I never got introduced to how, formally, indexing of elements forms a matrix – I suppose it works via mapping of ordered pairs. Now, dealing with transposed matrices, I am slightly confused:
Let $A=(a_{ij})_{i=1:m,j=1:n}$ be any matrix. Now, I have two definitions of the transpose $A^t$:
1) $A^{t,1} := (a_{ji})_{i=1:m, j=1:n}$
2) $A^{t,2} := (a_{ij})_{j=1:n, i=1:m}$
I get the first: When pointing on the second entry of the third row of $A^{t,1}$ the first index – $j$ in my presentation – is $3$ and the second, $i$, is $2$, that is, I get $a_{23}$, the third entry in the second row of $A$. That is how the transpose should work.
However, I cannot work with the second. How does the order in the subscript affect the matrix? In any way that I could imagine the first definition would not make sense then and produce $A$? Whats the right way to define the transpose?
Thanks in advance.
Best Answer
The second entry of the third row of $A^{t,1}$ is $(a_{ji})_{i=3,j=2}=a_{2,3}$.

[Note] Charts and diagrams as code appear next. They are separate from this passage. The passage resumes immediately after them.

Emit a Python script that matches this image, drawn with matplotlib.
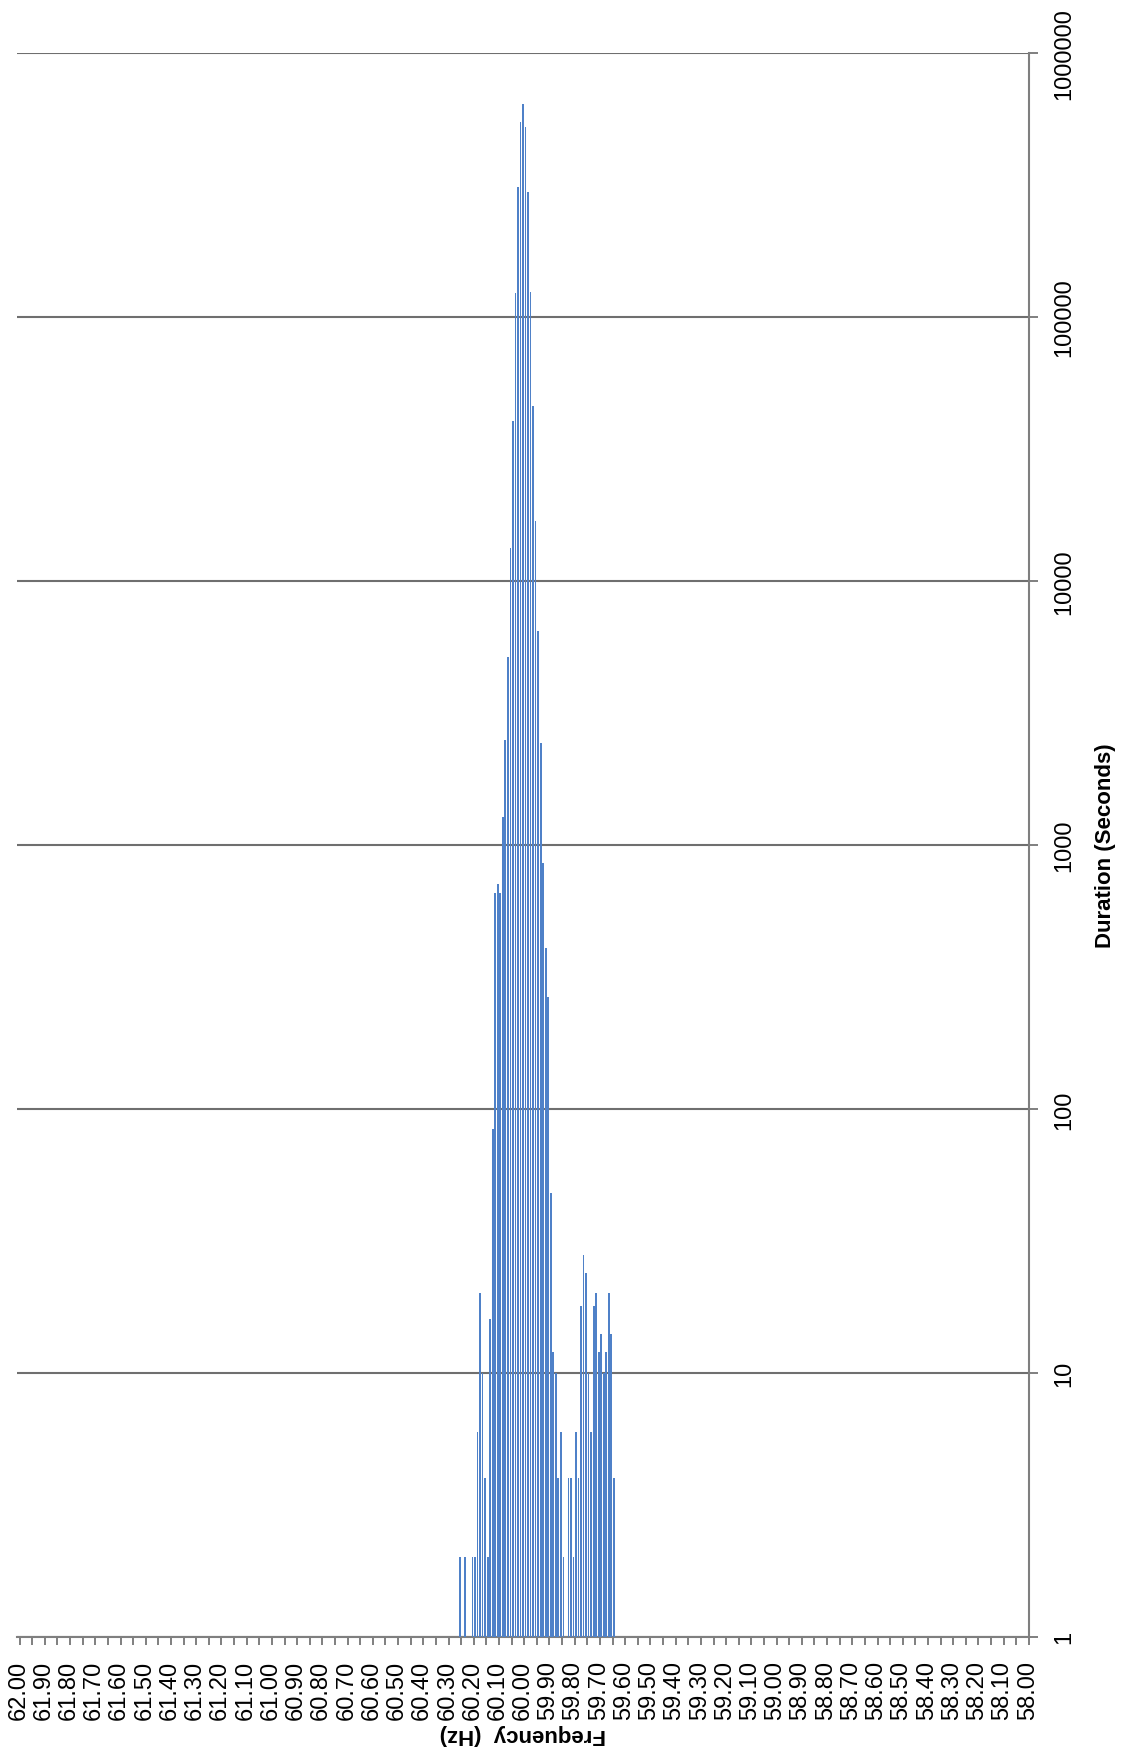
import matplotlib
matplotlib.use('Agg')
import matplotlib.pyplot as plt
import numpy as np
from matplotlib.ticker import FixedLocator, FixedFormatter, NullLocator

plt.rcParams['font.family'] = ['Liberation Sans', 'DejaVu Sans']

# 频率 (Hz) 与持续时间 (秒)
freq = [60.25, 60.23, 60.20, 60.19, 60.18, 60.17, 60.16, 60.15, 60.14, 60.13,
        60.12, 60.11, 60.10, 60.09, 60.08, 60.07, 60.06, 60.05, 60.04, 60.03,
        60.02, 60.01, 60.00, 59.99, 59.98, 59.97, 59.96, 59.95, 59.94, 59.93,
        59.92, 59.91, 59.90, 59.89, 59.88, 59.87, 59.86, 59.85, 59.84, 59.82,
        59.81, 59.80, 59.79, 59.78, 59.77, 59.76, 59.75, 59.74, 59.73, 59.72,
        59.71, 59.70, 59.69, 59.68, 59.67, 59.66, 59.65, 59.64]
duration = [2, 2, 2, 2, 6, 20, 10, 4, 2, 16,
            84, 658, 711, 658, 1273, 2500, 5140, 13300, 40500, 123000,
            310000, 546000, 641000, 523000, 297000, 124000, 45900, 16900, 6450, 2430,
            855, 406, 266, 48, 12, 10, 4, 6, 2, 4,
            4, 2, 6, 4, 18, 28, 24, 10, 6, 18,
            20, 12, 14, 10, 12, 20, 14, 4]

freq_ticks = [62.0, 61.9, 61.8, 61.7, 61.6, 61.5, 61.4, 61.3, 61.2, 61.1, 61.0,
              60.9, 60.8, 60.7, 60.6, 60.5, 60.4, 60.3, 60.2, 60.1, 60.0,
              59.9, 59.8, 59.7, 59.6, 59.5, 59.4, 59.3, 59.2, 59.1, 59.0,
              58.9, 58.8, 58.7, 58.6, 58.5, 58.4, 58.3, 58.2, 58.1, 58.0]
freq_labels = ['62.00', '61.90', '61.80', '61.70', '61.60', '61.50', '61.40', '61.30',
               '61.20', '61.10', '61.00', '60.90', '60.80', '60.70', '60.60', '60.50',
               '60.40', '60.30', '60.20', '60.10', '60.00', '59.90', '59.80', '59.70',
               '59.60', '59.50', '59.40', '59.30', '59.20', '59.10', '59.00', '58.90',
               '58.80', '58.70', '58.60', '58.50', '58.40', '58.30', '58.20', '58.10',
               '58.00']
dur_ticks = [1, 10, 100, 1000, 10000, 100000, 1000000]
dur_labels = ['1', '10', '100', '1000', '10000', '100000', '1000000']

axis_grey = '#7f7f7f'

fig = plt.figure(figsize=(11.21, 17.58), dpi=100)
ax = fig.add_axes([0.0152, 0.0683, 0.9027, 0.9010])

ax.bar(freq, duration, width=0.0068, color='#4F81C8', linewidth=0, zorder=3)

ax.set_yscale('log')
ax.set_ylim(1, 1e6)
ax.set_xlim(62.005, 57.995)

# 纵轴（右侧，对数刻度）
ax.yaxis.set_major_locator(FixedLocator(dur_ticks))
ax.yaxis.set_major_formatter(FixedFormatter(dur_labels))
ax.yaxis.set_minor_locator(NullLocator())
ax.yaxis.tick_right()
ax.yaxis.set_label_position('right')
ax.tick_params(axis='y', which='major', direction='out', length=6.5, width=1.4,
               color=axis_grey, pad=11, labelsize=17, labelrotation=90)
for lab in ax.get_yticklabels():
    lab.set_va('center')
ax.grid(axis='y', which='major', color='#6f6f6f', linewidth=1.5, zorder=0)
ax.set_axisbelow(True)

# 横轴（频率，分类间刻度线）
ax.xaxis.set_major_locator(FixedLocator(freq_ticks))
ax.xaxis.set_major_formatter(FixedFormatter(freq_labels))
ax.xaxis.set_minor_locator(FixedLocator(np.arange(57.995, 62.0, 0.05)))
ax.tick_params(axis='x', which='major', length=0, pad=16.5, labelsize=17, labelrotation=90)
ax.tick_params(axis='x', which='minor', direction='out', length=6, width=1.4, color=axis_grey)

ax.set_xlabel('Frequency  (Hz)', rotation=180, fontsize=16, fontweight='bold', labelpad=3)
ax.set_ylabel('Duration (Seconds)', rotation=90, fontsize=16, fontweight='bold', labelpad=14)

for side in ['left', 'top']:
    ax.spines[side].set_visible(False)
for side in ['bottom', 'right']:
    ax.spines[side].set_color(axis_grey)
    ax.spines[side].set_linewidth(1.5)

fig.savefig('out.png', dpi=100)
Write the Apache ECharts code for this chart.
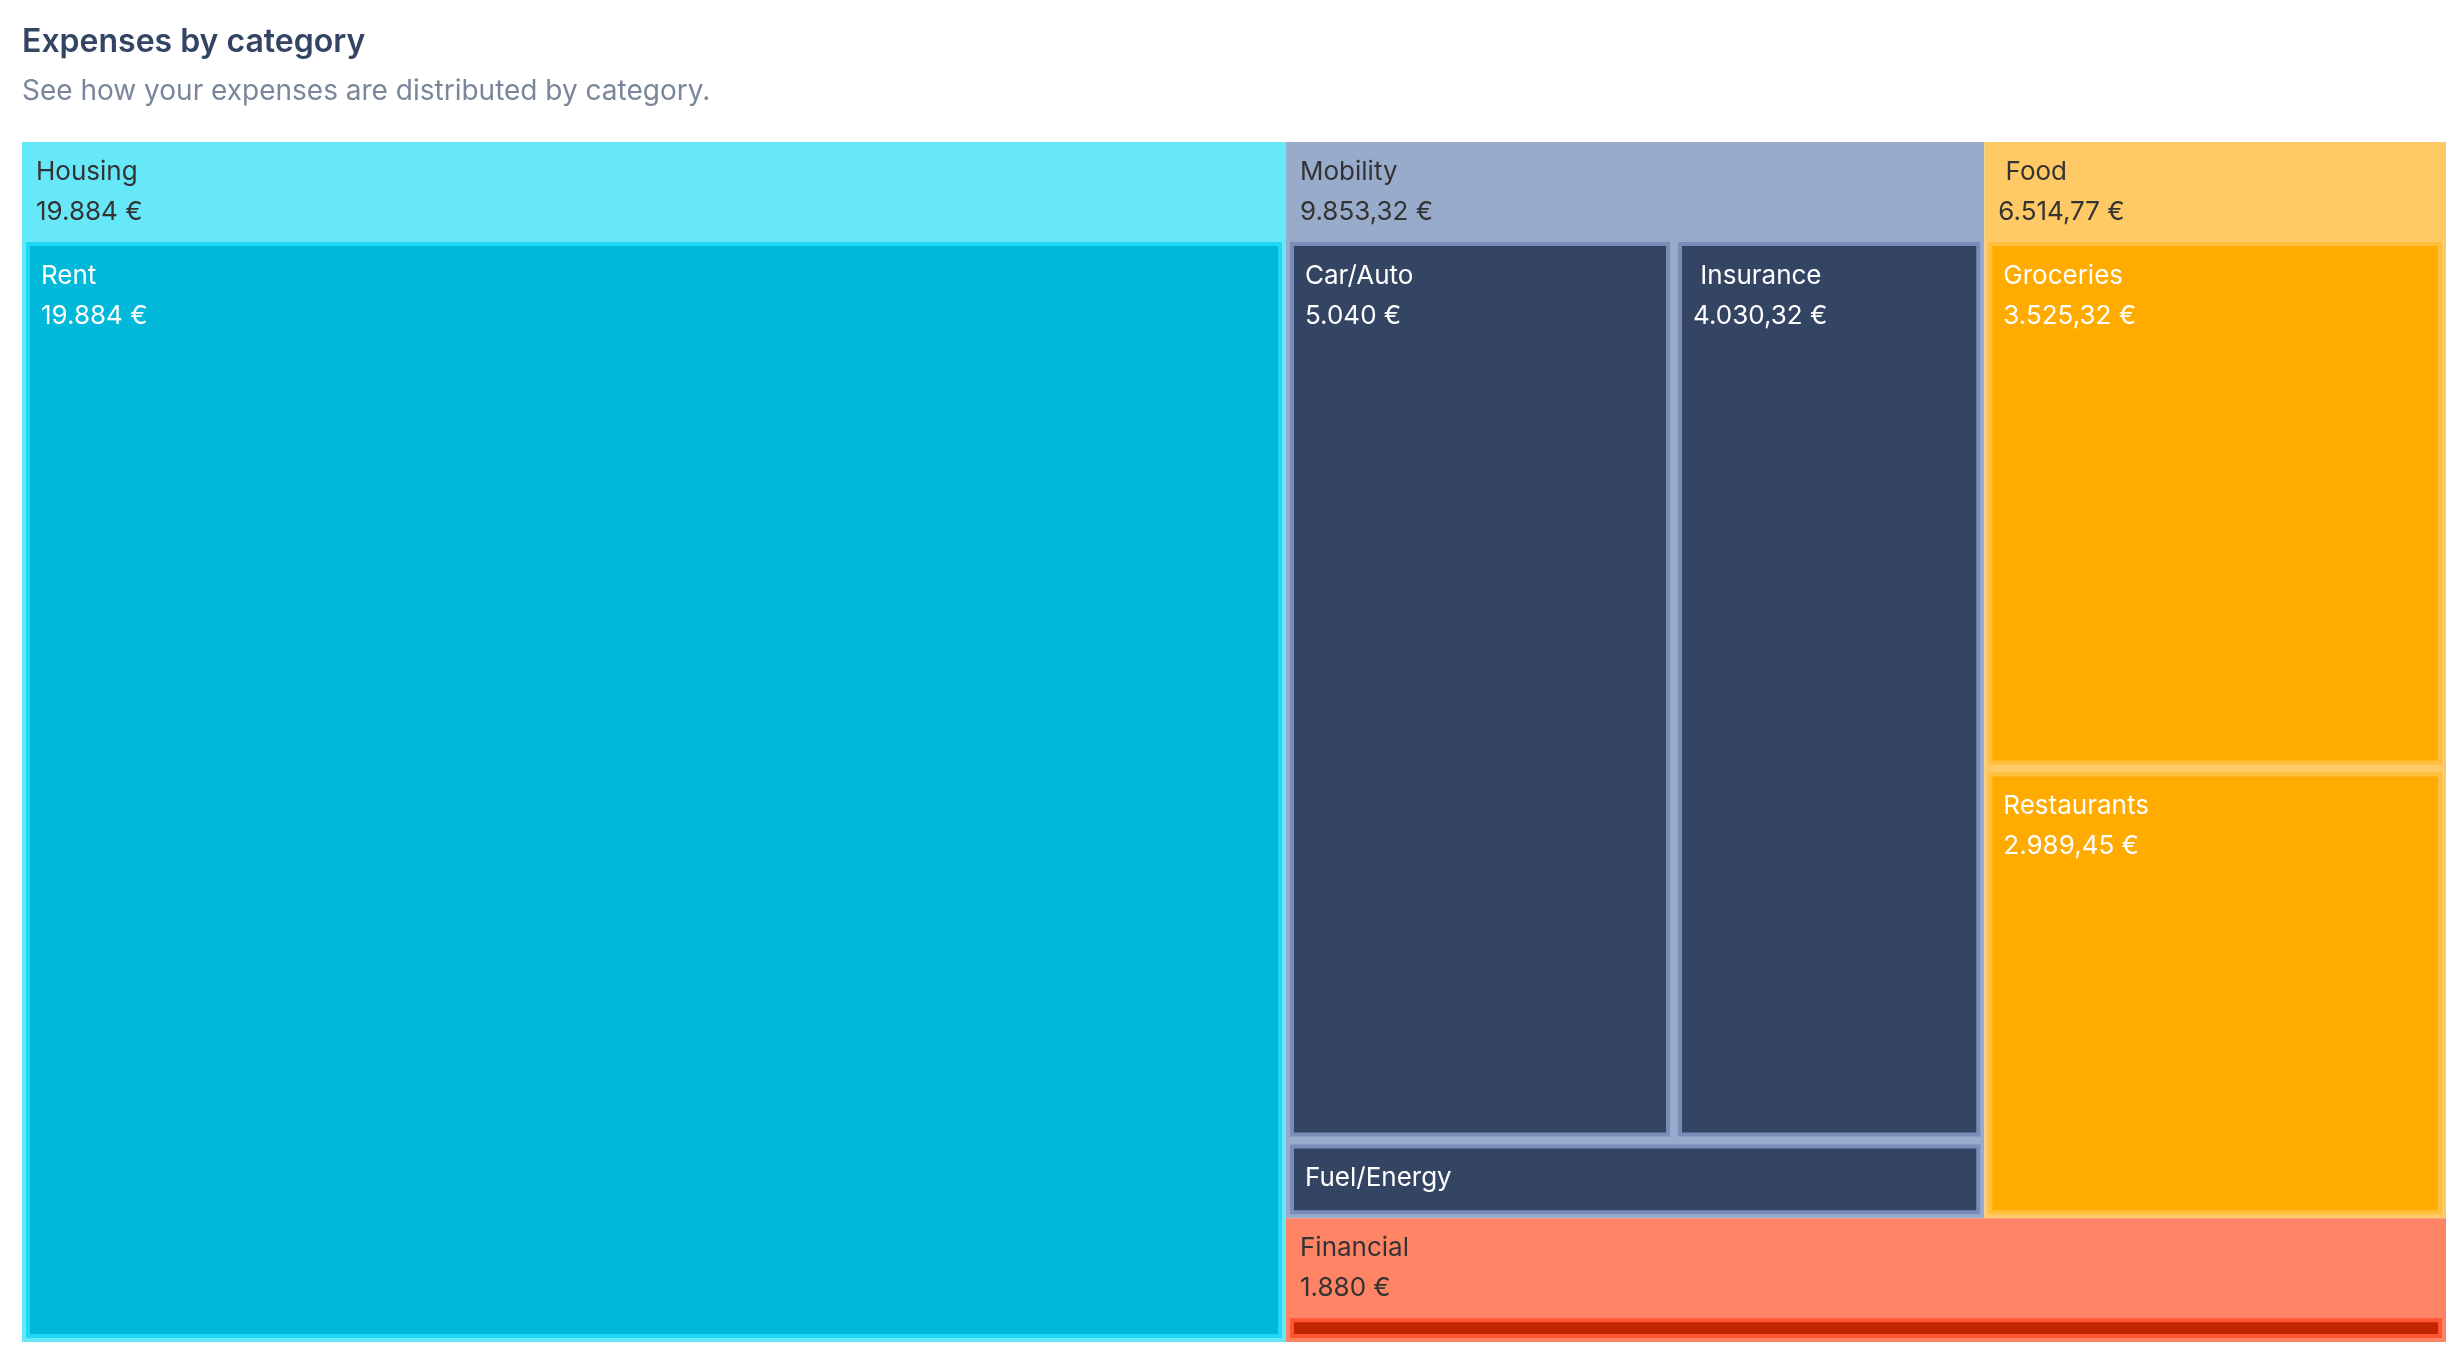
<!DOCTYPE html>
<html>
<head>
<meta charset="utf-8">
<script src="https://cdn.jsdelivr.net/npm/echarts@6/dist/echarts.min.js"></script>
<style>
  html, body { margin: 0; padding: 0; background: #ffffff; }
  #chart { width: 2464px; height: 1358px; }
</style>
</head>
<body>
<div id="chart"></div>
<script>
// ---- data ----
const groupNames = ['Housing', 'Mobility', ' Food', 'Financial'];
const housingNames = ['Rent'];
const housingValues = [19884];
const mobilityNames = ['Car/Auto', ' Insurance', 'Fuel/Energy'];
const mobilityValues = [5040, 4030.32, 783];
const foodNames = ['Groceries', 'Restaurants'];
const foodValues = [3525.32, 2989.45];
const financialNames = ['Bank fees'];
const financialValues = [1880];

// ---- styles per group ----
const groupStyles = [
  { parent: '#67E8F9', childBorder: '#22D8F5', child: '#00B8D9' },
  { parent: '#99ABCA', childBorder: '#7A8DB8', child: '#344563' },
  { parent: '#FFCA66', childBorder: '#FFBE3C', child: '#FFAB00' },
  { parent: '#FF8466', childBorder: '#FF5630', child: '#BF2600' }
];

const childNames = [housingNames, mobilityNames, foodNames, financialNames];
const childValues = [housingValues, mobilityValues, foodValues, financialValues];

function fmt(v) {
  return v.toLocaleString('de-DE', { minimumFractionDigits: 0, maximumFractionDigits: 2 }) + ' €';
}

const data = groupNames.map(function (g, i) {
  const st = groupStyles[i];
  const kids = childNames[i].map(function (n, j) {
    return {
      name: n,
      value: childValues[i][j],
      itemStyle: { color: st.child, borderColor: st.childBorder }
    };
  });
  const total = childValues[i].reduce(function (a, b) { return a + b; }, 0);
  return {
    name: g,
    value: Math.round(total * 100) / 100,
    itemStyle: { color: st.parent, borderColor: st.parent },
    children: kids
  };
});

const chart = echarts.init(document.getElementById('chart'));
chart.setOption({
  animation: false,
  title: {
    text: 'Expenses by category',
    subtext: 'See how your expenses are distributed by category.',
    left: 22,
    top: 26,
    padding: 0,
    itemGap: 20,
    textStyle: { fontFamily: 'Inter', fontSize: 32, fontWeight: 600, color: '#344563' },
    subtextStyle: { fontFamily: 'Inter', fontSize: 28, fontWeight: 400, color: '#7A869A' }
  },
  series: [{
    type: 'treemap',
    left: 22,
    top: 142,
    width: 2424,
    height: 1200,
    roam: false,
    nodeClick: false,
    breadcrumb: { show: false },
    label: {
      show: true,
      position: 'insideTopLeft',
      distance: 0,
      padding: [10, 11, 6, 11],
      fontFamily: 'Inter',
      fontSize: 26,
      lineHeight: 40,
      color: '#ffffff',
      formatter: function (p) { return p.name + '\n' + fmt(p.value); }
    },
    upperLabel: {
      show: true,
      height: 100,
      padding: [0, 10, 0, 10],
      fontFamily: 'Inter',
      fontSize: 26,
      lineHeight: 40,
      color: '#333333',
      formatter: function (p) { return p.name + '\n' + fmt(p.value); }
    },
    levels: [
      { itemStyle: { borderWidth: 0, gapWidth: 0 }, upperLabel: { show: false } },
      { itemStyle: { borderWidth: 4, gapWidth: 8 } },
      { itemStyle: { borderWidth: 4, gapWidth: 0 } }
    ],
    data: data
  }]
});
</script>
</body>
</html>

The second entry of the third row of $A^{t,2}$ is $(a_{ij})_{j=3,i=2} = a_{2,3}$. The key is that outside the parentheses, the subscript "$j=1:n,i=1:m$" implies that $j$ now counts rows and $i$ counts columns (in contrast to "$i=1:m,j=1:n$").
If you want an intuitive understanding of the transpose, an animation (Wikipedia) is much more helpful.